A plain-text file with what commands were run should also be included in the directory (e.g. AagL2_alignment_code.txt) or in the scripts directory.

Stacks data

results/
├── 2017-08-01_results/
│   ├── demuxed_seq/
│   ├── demuxed_cat/
│   ├── alignments/
│   ├── stacks/
│   │   ├── stacks_AaegL2_females/
│   │   │   ├── catalog/
│   │   │   │   ├── mozzie-1.AaegL2.alleles.tsv
│   │   │   │   ├── mozzie-1.AaegL2.matches.tsv
│   │   │   │   ├── mozzie-1.AaegL2.models.tsv
│   │   │   │   ├── mozzie-1.AaegL2.snps.tsv
│   │   │   │   ├── mozzie-2.AaegL2.alleles.tsv
│   │   │   │   ├── ...
│   │   │   │   ├── batch_1.catalog.alleles.tsv
│   │   │   │   ├── batch_1.catalog.snps.tsv
│   │   │   │   ├── batch_1.catalog.tags.tsv
│   │   │   │   └── batch_1.markers.tsv
│   │   │   ├── population_females_filtered/
│   │   │   │   ├── batch_1.vcf
│   │   │   │   ├── batch_1.haplotypes.tsv
│   │   │   │   ├── batch_1.sumstats_summary.tsv
│   │   │   │   ├── batch_1.sumstats.tsv
│   │   │   │   ├── batch_1.hapstats.tsv
│   │   │   │   └── code_females_filtered.txt
│   │   │   ├── population_females_singlesnp/
│   │   │   │   ├── batch_1.vcf
│   │   │   │   ├── batch_1.haplotypes.tsv
│   │   │   │   ├── batch_1.sumstats_summary.tsv
│   │   │   │   ├── batch_1.sumstats.tsv
│   │   │   │   ├── batch_1.hapstats.tsv
│   │   │   │   └── code_females_singlesnp.txt
│   │   ├── stacks_AaegL2_males/
│   │   │   └── ...
│   │   └── ...
│   └── ...

Each run of Stacks to get a catalogue should have its own separate directory in the stacks directory.

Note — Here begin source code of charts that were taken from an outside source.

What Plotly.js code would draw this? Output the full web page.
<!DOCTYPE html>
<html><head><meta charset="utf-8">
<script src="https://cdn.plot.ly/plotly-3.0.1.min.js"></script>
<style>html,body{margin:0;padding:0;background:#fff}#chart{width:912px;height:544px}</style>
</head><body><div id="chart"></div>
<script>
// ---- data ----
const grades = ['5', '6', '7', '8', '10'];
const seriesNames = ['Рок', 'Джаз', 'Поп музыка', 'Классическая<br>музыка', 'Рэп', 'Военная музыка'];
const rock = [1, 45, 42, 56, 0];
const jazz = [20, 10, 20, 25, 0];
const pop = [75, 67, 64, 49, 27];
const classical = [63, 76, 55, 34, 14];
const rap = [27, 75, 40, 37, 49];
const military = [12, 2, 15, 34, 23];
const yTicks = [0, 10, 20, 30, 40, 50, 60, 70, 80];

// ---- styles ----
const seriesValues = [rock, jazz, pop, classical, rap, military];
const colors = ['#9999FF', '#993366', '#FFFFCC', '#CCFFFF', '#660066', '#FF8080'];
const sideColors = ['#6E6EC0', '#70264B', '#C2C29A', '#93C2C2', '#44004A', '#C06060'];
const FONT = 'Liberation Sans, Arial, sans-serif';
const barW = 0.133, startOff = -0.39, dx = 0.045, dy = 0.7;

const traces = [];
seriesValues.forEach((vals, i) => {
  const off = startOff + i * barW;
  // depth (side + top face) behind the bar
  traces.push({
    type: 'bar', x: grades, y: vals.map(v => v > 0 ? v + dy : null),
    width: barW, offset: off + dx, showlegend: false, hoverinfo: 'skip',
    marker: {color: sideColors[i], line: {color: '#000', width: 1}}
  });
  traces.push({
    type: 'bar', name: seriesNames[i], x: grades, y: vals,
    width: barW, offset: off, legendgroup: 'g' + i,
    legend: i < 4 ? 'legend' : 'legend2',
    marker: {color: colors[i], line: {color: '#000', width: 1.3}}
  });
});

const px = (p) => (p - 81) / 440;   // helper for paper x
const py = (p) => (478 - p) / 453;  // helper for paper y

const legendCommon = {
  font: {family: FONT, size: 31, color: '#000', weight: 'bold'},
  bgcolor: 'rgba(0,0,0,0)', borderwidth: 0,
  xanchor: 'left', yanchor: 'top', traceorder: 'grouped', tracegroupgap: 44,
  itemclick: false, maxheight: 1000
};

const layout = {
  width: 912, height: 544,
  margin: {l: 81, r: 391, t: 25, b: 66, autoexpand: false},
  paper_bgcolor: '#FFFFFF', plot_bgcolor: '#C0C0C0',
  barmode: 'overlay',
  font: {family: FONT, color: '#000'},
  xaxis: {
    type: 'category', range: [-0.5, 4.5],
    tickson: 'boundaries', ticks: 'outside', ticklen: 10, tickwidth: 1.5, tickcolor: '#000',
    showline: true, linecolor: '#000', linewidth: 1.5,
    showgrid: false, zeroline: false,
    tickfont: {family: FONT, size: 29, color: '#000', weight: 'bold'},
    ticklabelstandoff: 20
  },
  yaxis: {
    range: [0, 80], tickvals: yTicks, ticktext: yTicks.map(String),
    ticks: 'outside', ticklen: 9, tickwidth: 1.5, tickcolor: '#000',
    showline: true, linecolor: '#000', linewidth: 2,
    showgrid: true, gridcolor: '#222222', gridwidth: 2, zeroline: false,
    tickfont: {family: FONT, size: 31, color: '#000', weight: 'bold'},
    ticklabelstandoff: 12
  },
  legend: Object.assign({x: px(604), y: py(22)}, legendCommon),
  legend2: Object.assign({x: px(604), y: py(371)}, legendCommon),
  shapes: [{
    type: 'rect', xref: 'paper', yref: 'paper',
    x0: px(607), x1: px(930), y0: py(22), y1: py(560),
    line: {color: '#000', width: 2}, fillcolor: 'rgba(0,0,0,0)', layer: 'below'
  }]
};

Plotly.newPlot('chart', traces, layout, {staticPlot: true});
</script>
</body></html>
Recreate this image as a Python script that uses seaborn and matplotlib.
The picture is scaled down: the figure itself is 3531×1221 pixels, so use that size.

The output files from ref_map or denovo_map stored in its own directory.

Each time you run Stacks populations with designated filters, you should store the files in a separate directory. You should also include a file containing the code that was used to produce the output.

QC data

results/
├── 2017-08-01_results/
│   ├── demuxed_seq/
│   ├── demuxed_cat/
│   ├── alignments/
│   ├── stacks/
│   ├── qc/
│   │   ├── fastqc/
│   │   │   ├── ...
│   │   │   ├── ...
│   │   │   └── ...
│   │   ├── flagstat/
│   │   │   ├── ...
│   │   │   ├── ...
│   │   │   └── ...
│   │   └── ...
│   └── ...

The qc directory should contain the output of programs run for quality control purposes (e.g. fastQC, samtools flagstat).

Scripts directory

It’s up to you if you want to store your scripts inside the scripts directory or with the output files that were generated. Just make sure you document all the code that was run somewhere sensible.

Software directory

If you have any additional software you compiled specifically for your project, you can store them here.

README files

README files are plain-text files where you should write descriptions of what the directory contains, what analysis was done, why certain parameters were chosen, what results were found, etc. Place a README file in any directory you feel could use one. Documenting your work clearly is good practice and often pays dividends in the future.